当時の貴族を楽しませるためだけの物語でしかない

源氏物語』は、古代王朝のデカダンスの時代の、ひとりの宮廷女性が、鋭い観察眼と豊かな想像力とを働かせて書いた物語で、当時の京都に住んでいた、ほんのひとつまみほどの貴族を愉しませることを目的とした作品なのだ。小説が時代の鏡だとすれば、『源氏』は腐敗した摂関政治の時代の、腐敗した貴族社会の空気を恐ろしいほど生きいきと伝えている。

だから、文学に通俗的な身の上相談を求めているような、幼稚な読者、常に進歩的な思想の表現であることを要求する、健全な読者は、はじめからこんなデカダンな背徳乱倫の物語などは読まない方がいいのである。無理に有難がって小説を読むのは、ばかのすることである。

文学の判る人間なら、『源氏』を5頁も読めば、比類のない傑作であることは、すぐ判る。面白くて寝食を忘れるに決っている。しかし、文学的傑作が字の読めて文学の判らない動物に毒になることは……。

女性解放の教科書でも貴族社会への弾劾文でもない

――どうも、大分、殺伐な議論になったが、以上のようなわけだから、文学好きの読者で、まだ『源氏』を読んでいない人、須磨明石くらいまでしか読んでいない人は、早速お読みになるといい。
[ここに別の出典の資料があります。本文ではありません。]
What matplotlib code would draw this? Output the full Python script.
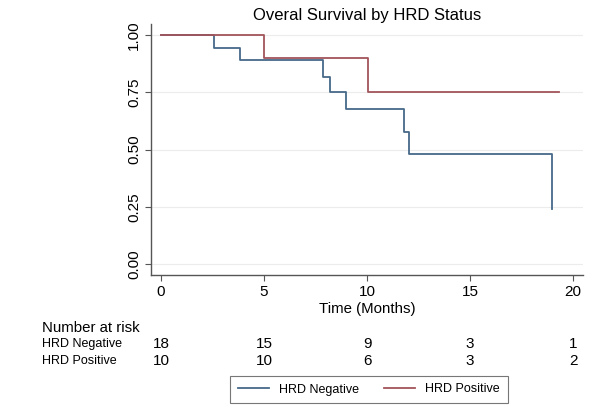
import matplotlib
matplotlib.use("Agg")
import matplotlib.pyplot as plt
from matplotlib.transforms import blended_transform_factory
from matplotlib.lines import Line2D

plt.rcParams['font.family'] = ['Liberation Sans', 'DejaVu Sans']

# Kaplan-Meier step data (time, survival)
neg_t = [0, 2.55, 3.85, 7.85, 8.2, 9.0, 11.8, 12.05, 19.0]
neg_s = [1.0, 0.944, 0.889, 0.817, 0.751, 0.675, 0.576, 0.48, 0.24]
neg_end = 19.0
pos_t = [0, 5.0, 10.05]
pos_s = [1.0, 0.90, 0.75]
pos_end = 19.3

risk_times = [0, 5, 10, 15, 20]
risk_neg = [18, 15, 9, 3, 1]
risk_pos = [10, 10, 6, 3, 2]

title = "Overal Survival by HRD Status"
xlabel = "Time (Months)"
yticks = [0.0, 0.25, 0.5, 0.75, 1.0]
ytick_labels = ["0.00", "0.25", "0.50", "0.75", "1.00"]

c_neg = "#46698a"
c_pos = "#a3545b"

fig = plt.figure(figsize=(6, 4.09), dpi=100)
ax = fig.add_axes([151/600, 1-275/409, (583-151)/600, (275-24)/409])

def step(ts, ss, end):
    xs = list(ts) + [end]
    ys = list(ss) + [ss[-1]]
    return xs, ys

x, y = step(neg_t, neg_s, neg_end)
ax.step(x, y, where='post', color=c_neg, lw=1.3)
x, y = step(pos_t, pos_s, pos_end)
ax.step(x, y, where='post', color=c_pos, lw=1.3)

ax.set_xlim(-0.485, 20.485)
ax.set_ylim(-0.048, 1.048)
ax.set_yticks(yticks)
ax.set_yticklabels(ytick_labels, rotation=90, va='center', fontsize=11)
ax.set_xticks(risk_times)
ax.set_xticklabels([str(t) for t in risk_times], fontsize=11)
ax.tick_params(axis='both', length=4, width=0.8, color='#555555', pad=3)
for s in ['top', 'right']:
    ax.spines[s].set_visible(False)
for s in ['left', 'bottom']:
    ax.spines[s].set_color('#555555')
    ax.spines[s].set_linewidth(1.0)
ax.grid(axis='y', color='#ececec', lw=0.8)
ax.set_axisbelow(True)
ax.set_xlabel(xlabel, fontsize=10.8, labelpad=2)
ax.set_title(title, fontsize=12, pad=3)

tr = blended_transform_factory(ax.transData, fig.transFigure)
fig.text(42/600, 1-328/409, "Number at risk", fontsize=10.8, va='center', ha='left')
fig.text(42/600, 1-344/409, "HRD Negative", fontsize=9, va='center', ha='left')
fig.text(42/600, 1-361/409, "HRD Positive", fontsize=9, va='center', ha='left')
for t, n1, n2 in zip(risk_times, risk_neg, risk_pos):
    fig.text(t, 1-344/409, str(n1), transform=tr, fontsize=11, va='center', ha='center')
    fig.text(t, 1-361/409, str(n2), transform=tr, fontsize=11, va='center', ha='center')

handles = [Line2D([], [], color=c_neg, lw=1.3), Line2D([], [], color=c_pos, lw=1.3)]
leg = fig.legend(handles, ["HRD Negative", "HRD Positive"], loc='center',
                 bbox_to_anchor=(369/600, 1-389.5/409), ncol=2, fontsize=9,
                 frameon=True, fancybox=False, edgecolor='#555555',
                 handlelength=2.5, columnspacing=2.0, borderpad=0.6)
leg.get_frame().set_linewidth(0.8)

fig.savefig("out.png", dpi=100)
随分片寄った趣味の産物で、豪快な男性的な文学を愛する人の口には合わないかもしれないが、優美艶麗な抒情的な作品も、芸術として高級であるかぎりは、必ず強い力で人間性の深みを揺するものだということは文学読者なら経験によって、先刻、御承知だろうからだ。

私は何も、こんな妙な下品な文章を書かなくてもよかったのだが、しかし『源氏』について論じた研究家たちの論文にも、中には随分、強引な無理解なものがあって、時どき素人の私を苛だたせるので、その苛だちがこの毒のある小文を生んだわけである。

『源氏』を日本文学の伝統の中心に置くのはいいとして、その日本文学の伝統を、直ちに普遍的全人類的未来的なものに仕立てたいという一心から、あるいは無邪気に世界一を誇りたい自慢癖から、『源氏』のなかにありもしない、飛んでもない特徴まで数えたててみせてくれる人がいるので、気にさわる。

『源氏』は世界最古の小説でもなし、ヒューマニズムの書物でもなし、いわんや女性解放の教科書や、貴族社会への弾劾文ではない。好きな人には、忘れられない魅力を持った古代末期の物語だというに過ぎぬ。そして、私はその好きな人のなかの熱心なひとりだ。